Reproduce the listing below without changes, except that pictures are left out.

> _Recorded data_
#####
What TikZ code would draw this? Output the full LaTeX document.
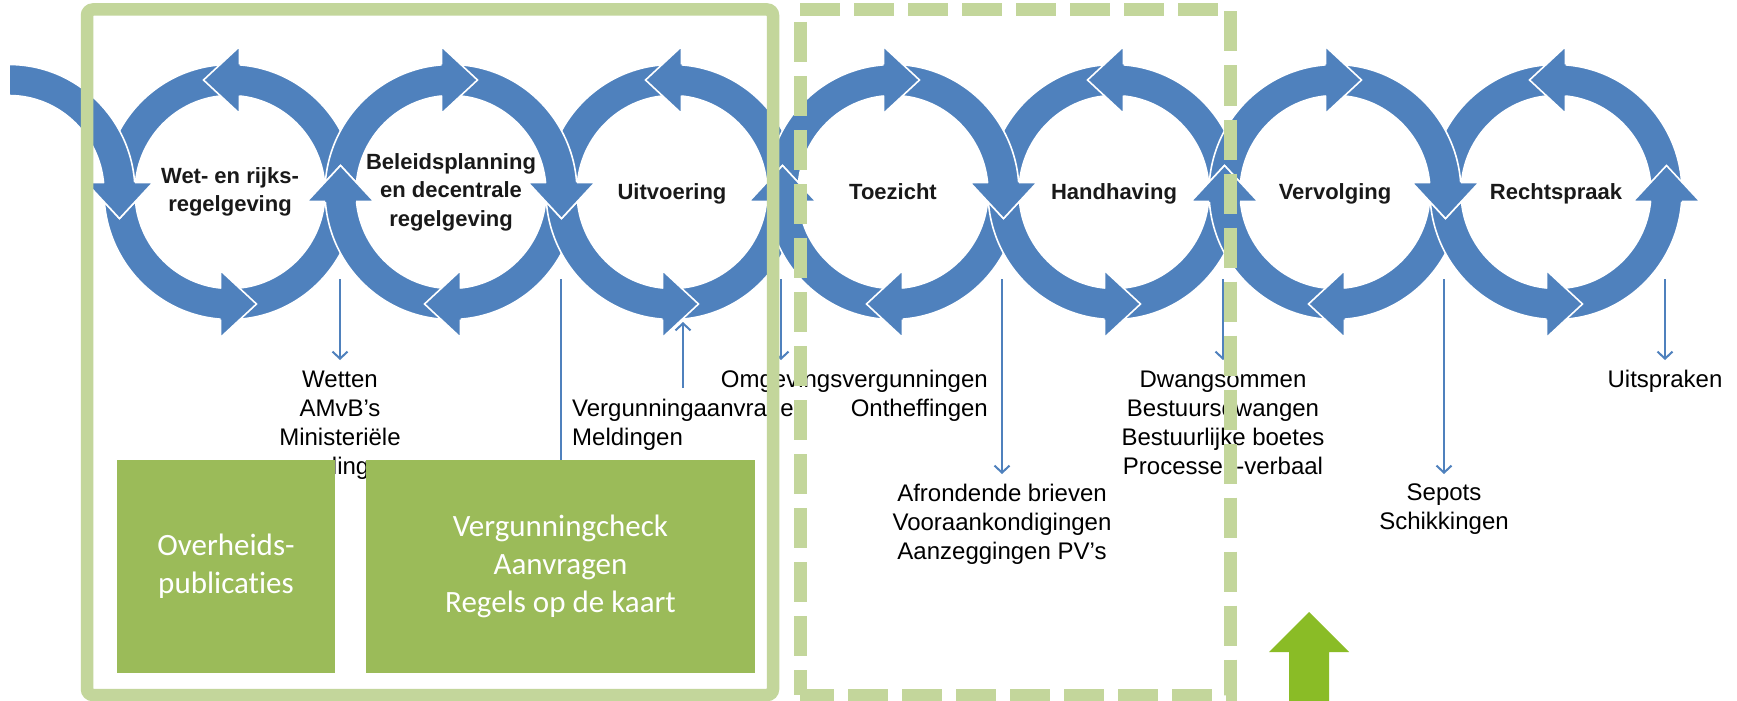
\documentclass[tikz,border=0pt]{standalone}
\usepackage{fontspec}
\setmainfont{Liberation Sans}
\newfontfamily\calibrifont[Ligatures=NoCommon]{Carlito}
\usetikzlibrary{calc,arrows.meta}
\definecolor{cblue}{RGB}{79,129,189}
\definecolor{framegreen}{RGB}{195,214,155}
\definecolor{boxgreen}{RGB}{155,187,89}
\definecolor{arrowgreen}{RGB}{138,188,38}
% one quarter of a ring (elliptic annulus sector)
\newcommand\ringpart[3]{%
  \filldraw[ringstyle] ($(#1,-192)+(#2:126pt and 127.5pt)$)
    arc[start angle=#2,end angle=#3,x radius=126pt,y radius=127.5pt]
    -- ($(#1,-192)+(#3:95pt and 96.5pt)$)
    arc[start angle=#3,end angle=#2,x radius=95pt,y radius=96.5pt] -- cycle;}
% arrow head: base midpoint (#1,#2), flow direction #3
\newcommand\ahead[3]{%
  \begin{scope}[shift={(#1,#2)},rotate=#3]
    \fill[cblue] (0,33.5) -- (36,0) -- (0,-33.5) -- cycle;
    \draw[white,line width=1.6pt] (0,15.5) -- (0,33.5) -- (36,0) -- (0,-33.5) -- (0,-15.5);
  \end{scope}}
\newcommand\ccwheads[1]{%
  \ahead{#1+9.5}{-80}{180}\ahead{#1-110.5}{-182.5}{270}%
  \ahead{#1-9.5}{-304}{0}\ahead{#1+110.5}{-201.5}{90}}
\newcommand\cwheads[1]{%
  \ahead{#1-9.5}{-80}{0}\ahead{#1+110.5}{-182.5}{270}%
  \ahead{#1+9.5}{-304}{180}\ahead{#1-110.5}{-201.5}{90}}
\begin{document}
\begin{tikzpicture}[x=1pt,y=1pt,
  ringstyle/.style={fill=cblue,draw=white,line width=1.6pt},
  thinarrow/.style={draw=cblue,line width=2pt,-{Straight Barb[length=7pt,width=15pt]}},
  thinline/.style={draw=cblue,line width=2pt},
  lbl/.style={font=\bfseries\fontsize{22pt}{28.6pt}\selectfont,align=center,inner sep=0pt,text=black!90},
  txt/.style={font=\fontsize{24pt}{29pt}\selectfont,inner sep=0pt,text=black},
  gbox/.style={fill=boxgreen,text=white,font=\calibrifont\fontsize{31pt}{38pt}\selectfont,align=center,inner sep=0pt},
  solidframe/.style={draw=framegreen,line width=12.5pt,rounded corners=6pt},
  dashframe/.style={draw=framegreen,line width=13pt,dash pattern=on 40pt off 14pt}]
\useasboundingbox (0,0) rectangle (1737,-701);
\fill[white] (0,0) rectangle (1737,-701);
% ---- ring bodies (order gives the crossings) ----
\foreach \c in {230,672,1114,1556} {\ringpart{\c}{268.1}{358.1}}
\foreach \c in {451,893,1335} {\ringpart{\c}{1.9}{-88.1}}
\foreach \c in {230,672,1114,1556} {\ringpart{\c}{178.1}{268.1}}
\foreach \c in {451,893,1335} {\ringpart{\c}{271.9}{181.9}}
\foreach \c in {230,672,1114,1556} {\ringpart{\c}{-1.9}{88.1}\ringpart{\c}{88.1}{178.1}}
\ringpart{9}{90}{1.9}
\foreach \c in {451,893,1335} {\ringpart{\c}{91.9}{1.9}\ringpart{\c}{181.9}{91.9}}
% ---- arrow heads ----
\foreach \c in {230,672,1114,1556} {\ccwheads{\c}}
\foreach \c in {451,893,1335} {\cwheads{\c}}
\ahead{119.5}{-182.5}{270}
% ---- circle labels ----
\node[lbl] (l1) at (230,-192) {Wet- en rijks-\\regelgeving};
\node[lbl] (l2) at (451,-192) {Beleidsplanning\\en decentrale\\regelgeving};
\node[lbl,anchor=base] (l3) at (672,-199.5) {Uitvoering};
\node[lbl,anchor=base] (l4) at (893,-199.5) {Toezicht};
\node[lbl,anchor=base] (l5) at (1114,-199.5) {Handhaving};
\node[lbl,anchor=base] (l6) at (1335,-199.5) {Vervolging};
\node[lbl,anchor=base] (l7) at (1556,-199.5) {Rechtspraak};
% ---- output texts ----
\node[txt,align=center,anchor=north] (wetten) at (340,-370.3) {Wetten\\AMvB’s\\Ministeriële\\regelingen};
\node[txt,align=right,anchor=north east] (omgev) at (988,-370.3) {Omgevingsvergunningen\\Ontheffingen};
\node[txt,align=left,anchor=north west] (aanvr) at (572,-399.3) {Vergunningaanvragen\\Meldingen};
\node[txt,align=center,anchor=north] (afrond) at (1002,-484) {Afrondende brieven\\Vooraankondigingen\\Aanzeggingen PV’s};
\node[txt,align=center,anchor=north] (dwang) at (1223,-370.3) {Dwangsommen\\Bestuursdwangen\\Bestuurlijke boetes\\Processen-verbaal};
\node[txt,align=center,anchor=north] (sepots) at (1444,-484) {Sepots\\Schikkingen};
\node[txt,align=center,anchor=north] (uitspr) at (1665,-370.3) {Uitspraken};
% ---- thin connectors ----
\coordinate (s1) at (340,-279);   \coordinate (e1) at (340,-360);
\coordinate (s2) at (560.5,-279);
\coordinate (s3) at (781,-279);   \coordinate (e3) at (781,-360);
\coordinate (s4) at (1002,-279);  \coordinate (e4) at (1002,-474);
\coordinate (s5) at (1223,-279);  \coordinate (e5) at (1223,-360);
\coordinate (s6) at (1444,-279);  \coordinate (e6) at (1444,-474);
\coordinate (s7) at (1665,-279);  \coordinate (e7) at (1665,-360);
\coordinate (u1) at (683,-388);   \coordinate (u2) at (683,-322);
\draw[thinarrow] (s1) -- (e1);
\draw[thinarrow] (s3) -- (e3);
\draw[thinarrow] (s4) -- (e4);
\draw[thinarrow] (s5) -- (e5);
\draw[thinarrow] (s6) -- (e6);
\draw[thinarrow] (s7) -- (e7);
\draw[thinarrow] (u1) -- (u2);
% ---- green boxes ----
\node[gbox,minimum width=218pt,minimum height=213pt] (box1) at (226,-566.5) {Overheids-\\publicaties};
\node[gbox,minimum width=389pt,minimum height=213pt] (box2) at (560.5,-566.5) {Vergunningcheck\\Aanvragen\\Regels op de kaart};
\draw[thinline] (s2) -- (box2.north);
% ---- frames ----
\draw[solidframe] (87,-9.5) rectangle (773,-695);
\draw[dashframe] (800,-9.5) -- (1230,-9.5) -- (1230,-695) -- (800,-695);
\draw[dashframe] (800,-22) -- (800,-695);
% ---- big green arrow ----
\fill[arrowgreen] (1309,-612) -- (1349,-652) -- (1329,-652) -- (1329,-705) -- (1289,-705) -- (1289,-652) -- (1269,-652) -- cycle;
\end{tikzpicture}
\end{document}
#####
> _Exercise solution_
What TikZ code would draw this? Output the full LaTeX document.
\documentclass[tikz,border=0pt]{standalone}
\usepackage{fontspec}
\setmainfont{Liberation Sans}
\newfontfamily\calibrifont[Ligatures=NoCommon]{Carlito}
\usetikzlibrary{calc,arrows.meta}
\definecolor{cblue}{RGB}{79,129,189}
\definecolor{framegreen}{RGB}{195,214,155}
\definecolor{boxgreen}{RGB}{155,187,89}
\definecolor{arrowgreen}{RGB}{138,188,38}
% one quarter of a ring (elliptic annulus sector)
\newcommand\ringpart[3]{%
  \filldraw[ringstyle] ($(#1,-192)+(#2:126pt and 127.5pt)$)
    arc[start angle=#2,end angle=#3,x radius=126pt,y radius=127.5pt]
    -- ($(#1,-192)+(#3:95pt and 96.5pt)$)
    arc[start angle=#3,end angle=#2,x radius=95pt,y radius=96.5pt] -- cycle;}
% arrow head: base midpoint (#1,#2), flow direction #3
\newcommand\ahead[3]{%
  \begin{scope}[shift={(#1,#2)},rotate=#3]
    \fill[cblue] (0,33.5) -- (36,0) -- (0,-33.5) -- cycle;
    \draw[white,line width=1.6pt] (0,15.5) -- (0,33.5) -- (36,0) -- (0,-33.5) -- (0,-15.5);
  \end{scope}}
\newcommand\ccwheads[1]{%
  \ahead{#1+9.5}{-80}{180}\ahead{#1-110.5}{-182.5}{270}%
  \ahead{#1-9.5}{-304}{0}\ahead{#1+110.5}{-201.5}{90}}
\newcommand\cwheads[1]{%
  \ahead{#1-9.5}{-80}{0}\ahead{#1+110.5}{-182.5}{270}%
  \ahead{#1+9.5}{-304}{180}\ahead{#1-110.5}{-201.5}{90}}
\begin{document}
\begin{tikzpicture}[x=1pt,y=1pt,
  ringstyle/.style={fill=cblue,draw=white,line width=1.6pt},
  thinarrow/.style={draw=cblue,line width=2pt,-{Straight Barb[length=7pt,width=15pt]}},
  thinline/.style={draw=cblue,line width=2pt},
  lbl/.style={font=\bfseries\fontsize{22pt}{28.6pt}\selectfont,align=center,inner sep=0pt,text=black!90},
  txt/.style={font=\fontsize{24pt}{29pt}\selectfont,inner sep=0pt,text=black},
  gbox/.style={fill=boxgreen,text=white,font=\calibrifont\fontsize{31pt}{38pt}\selectfont,align=center,inner sep=0pt},
  solidframe/.style={draw=framegreen,line width=12.5pt,rounded corners=6pt},
  dashframe/.style={draw=framegreen,line width=13pt,dash pattern=on 40pt off 14pt}]
\useasboundingbox (0,0) rectangle (1737,-701);
\fill[white] (0,0) rectangle (1737,-701);
% ---- ring bodies (order gives the crossings) ----
\foreach \c in {230,672,1114,1556} {\ringpart{\c}{268.1}{358.1}}
\foreach \c in {451,893,1335} {\ringpart{\c}{1.9}{-88.1}}
\foreach \c in {230,672,1114,1556} {\ringpart{\c}{178.1}{268.1}}
\foreach \c in {451,893,1335} {\ringpart{\c}{271.9}{181.9}}
\foreach \c in {230,672,1114,1556} {\ringpart{\c}{-1.9}{88.1}\ringpart{\c}{88.1}{178.1}}
\ringpart{9}{90}{1.9}
\foreach \c in {451,893,1335} {\ringpart{\c}{91.9}{1.9}\ringpart{\c}{181.9}{91.9}}
% ---- arrow heads ----
\foreach \c in {230,672,1114,1556} {\ccwheads{\c}}
\foreach \c in {451,893,1335} {\cwheads{\c}}
\ahead{119.5}{-182.5}{270}
% ---- circle labels ----
\node[lbl] (l1) at (230,-192) {Wet- en rijks-\\regelgeving};
\node[lbl] (l2) at (451,-192) {Beleidsplanning\\en decentrale\\regelgeving};
\node[lbl,anchor=base] (l3) at (672,-199.5) {Uitvoering};
\node[lbl,anchor=base] (l4) at (893,-199.5) {Toezicht};
\node[lbl,anchor=base] (l5) at (1114,-199.5) {Handhaving};
\node[lbl,anchor=base] (l6) at (1335,-199.5) {Vervolging};
\node[lbl,anchor=base] (l7) at (1556,-199.5) {Rechtspraak};
% ---- output texts ----
\node[txt,align=center,anchor=north] (wetten) at (340,-370.3) {Wetten\\AMvB’s\\Ministeriële\\regelingen};
\node[txt,align=right,anchor=north east] (omgev) at (988,-370.3) {Omgevingsvergunningen\\Ontheffingen};
\node[txt,align=left,anchor=north west] (aanvr) at (572,-399.3) {Vergunningaanvragen\\Meldingen};
\node[txt,align=center,anchor=north] (afrond) at (1002,-484) {Afrondende brieven\\Vooraankondigingen\\Aanzeggingen PV’s};
\node[txt,align=center,anchor=north] (dwang) at (1223,-370.3) {Dwangsommen\\Bestuursdwangen\\Bestuurlijke boetes\\Processen-verbaal};
\node[txt,align=center,anchor=north] (sepots) at (1444,-484) {Sepots\\Schikkingen};
\node[txt,align=center,anchor=north] (uitspr) at (1665,-370.3) {Uitspraken};
% ---- thin connectors ----
\coordinate (s1) at (340,-279);   \coordinate (e1) at (340,-360);
\coordinate (s2) at (560.5,-279);
\coordinate (s3) at (781,-279);   \coordinate (e3) at (781,-360);
\coordinate (s4) at (1002,-279);  \coordinate (e4) at (1002,-474);
\coordinate (s5) at (1223,-279);  \coordinate (e5) at (1223,-360);
\coordinate (s6) at (1444,-279);  \coordinate (e6) at (1444,-474);
\coordinate (s7) at (1665,-279);  \coordinate (e7) at (1665,-360);
\coordinate (u1) at (683,-388);   \coordinate (u2) at (683,-322);
\draw[thinarrow] (s1) -- (e1);
\draw[thinarrow] (s3) -- (e3);
\draw[thinarrow] (s4) -- (e4);
\draw[thinarrow] (s5) -- (e5);
\draw[thinarrow] (s6) -- (e6);
\draw[thinarrow] (s7) -- (e7);
\draw[thinarrow] (u1) -- (u2);
% ---- green boxes ----
\node[gbox,minimum width=218pt,minimum height=213pt] (box1) at (226,-566.5) {Overheids-\\publicaties};
\node[gbox,minimum width=389pt,minimum height=213pt] (box2) at (560.5,-566.5) {Vergunningcheck\\Aanvragen\\Regels op de kaart};
\draw[thinline] (s2) -- (box2.north);
% ---- frames ----
\draw[solidframe] (87,-9.5) rectangle (773,-695);
\draw[dashframe] (800,-9.5) -- (1230,-9.5) -- (1230,-695) -- (800,-695);
\draw[dashframe] (800,-22) -- (800,-695);
% ---- big green arrow ----
\fill[arrowgreen] (1309,-612) -- (1349,-652) -- (1329,-652) -- (1329,-705) -- (1289,-705) -- (1289,-652) -- (1269,-652) -- cycle;
\end{tikzpicture}
\end{document}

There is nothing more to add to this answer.